How you start a fire in your charcoal grill could also be the reason why your fuel is burning faster than expected. Properly lighting your fire will ensure an even and fast burning process.

The airflow factor

Your charcoal needs oxygen to burn. The more oxygen there is, the faster the burning process becomes.

Luckily, you can control how much oxygen enters your charcoal grill by controlling the vents that come with it. To stop fast burnout, close the lower grill vents. This will reduce the amount of air coming in and slow the burning process for your charcoal.

However, we don’t recommend closing the upper vents. These play a crucial role in getting carbon dioxide and carbon monoxide gases out of your grill.

Charcoal Grill

The ability to control airflow into your grill correctly will give you hours of slow and low heat cooking.

How do you make charcoal burn longer?

The most effective way to make charcoal in your grill burn for longer is by starting the grill fire the right way. We suggest using the ring of fire technique, also known as the snake method to start your fire

This is the Ring of Fire technique:

1. Start by spreading the charcoal in a thick C-shape coil, around the outer edge of the charcoal grate. Ensure the leave a gap of around 8 to 10 inches between the ends of your semicircles.

2. Spread the charcoal evenly around the grill and leave the vents wide open

3. Light up one end of your semicircle. if you want to get high heat faster, consider adding a larger pile of charcoal on the end you intend to start the lighting process. half chimney load will do the trick.

4. Once the lights up, your coals will take approx. one hour to reach a decent high temperature. As more coals continue to burn, the temperature will get up slowly and steadily for about 2 hours.

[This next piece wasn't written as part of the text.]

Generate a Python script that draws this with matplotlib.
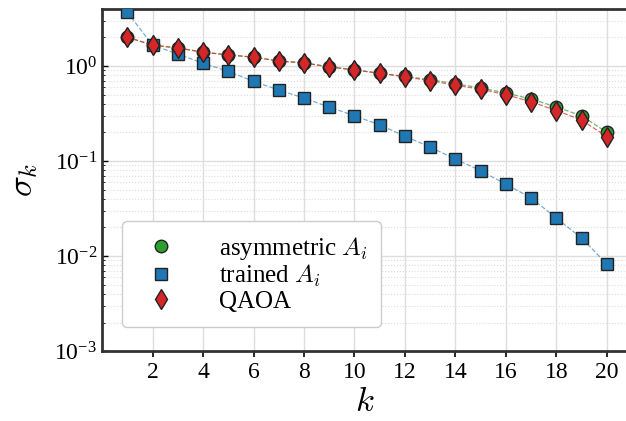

5. if you want to cook at a lower heat, close the bottom vent halfway. This will restrict the amount of oxygen getting into your grill, thus slowing the burning process and extending the cooking time.

An alternative fire starting method:

A variation of the snake method is the domino/fuse method and it also works to keep the charcoal burning at a slow rate for extended cooking time. This is an ideal method if you plan to get cold smoking temperatures for hours.

For this method, you make a C-shaped coil of charcoal in a single orderly line. Each briquette or lump should stand on the end and lean against the next one in a series (just like a row of dominos). You might want to sprinkle wood chips on top of the charcoal or arrange them at intervals.

Other methods you can use to make your charcoal last longer:

Choose briquette over lump charcoal

It’s well-known fact that natural lump burns hotter and offers shorter cooking periods. Briquettes, on the other hand, tend to burn at a slower rate and for a longer period.

This has something to do with how each type of fuel is made. Briquette is made using sawdust and other wood scraps, unlike charcoal which is made from burning into small pieces of carbon.

Choose briquette over lump charcoal

If you have been using lump charcoal and it burns fats, try switching to briquette and see if you’ll get any improvements.

Add cooking wood

Adding cooking wood to charcoal can slow the burning process. This is because cooking wood itself burns at a slower rate than lump and briquette.

You just need to place a few logs of high-quality cooking wood inside the grill over the charcoal. As for the type of wood, you can use anything from kiln-dried to hardwood as they offer a longer burning time.

The added benefit of using wood is that it adds flavor to your grilled food and makes it even tastier. Different woods have varying flavors. for instance, cherry wood has a fruity flavor while hickory offers a strong bacon-like flavor.

Stop dousing your charcoal with lighter fluid

The work of lighter fluid is to make your charcoal burn faster. While this might come in handy when you starting the fire, it will keep the charcoal burning faster, even when you have quality charcoal.

Just fire dry charcoal and watch how long it will burn. Besides, the lighter fluid tends to affect the flavor of your grilled meat by releasing vapor chemicals into your food.

Keep the lid open at all times

Most charcoal grill users tend to think that closing the lid helps keep the charcoal from burning fast. The truth is a closed lid will trap heat inside which would cause your charcoal to burn faster. keep the lid open to let some heat escape and slow down the burning process of your charcoal.

Spread the charcoal before adding food

Another simple method of extending your charcoal burn time is by spreading it evenly across the bottom of your grill. The right time to do this is after the charcoal has turned white.

Assuming you stacked up your charcoal when lighting it at the beginning, it lights from the bottom and heats going upward.

Spread the charcoal before adding food

Spreading it evenly across the bottom of the grill before adding food is a good idea that slows its burning rate, as opposed to leaving it stacked up.

Mind your surroundings

Using your grill in the open air where there’s plenty of wind can cause your charcoal to burn out pretty fast. The wind, no matter how small it is, fuels the charcoal and makes it burn hotter and faster.

To avoid fast burnout, position your grill near a windbreak. But don’t place it directly against your house. As the rule of thumb goes, place your grill at least 10ft. away from your home and other flammable structures.


It can be a frustrating experience when your charcoal burns out fast before you’re done grilling your food. But knowing why your charcoal burns fast and how to slow its burning process is the secret to having a good barbecuing experience with your charcoal grill.

We have just enlightened you on the main culprits behind the fast burning process for charcoal and some effective methods you can use to make it burn at a slower rate and offer you hours of cooking time.

We hope that this info will help totally eliminate the issue of charcoal burning out fast and offer you a great grilling experience.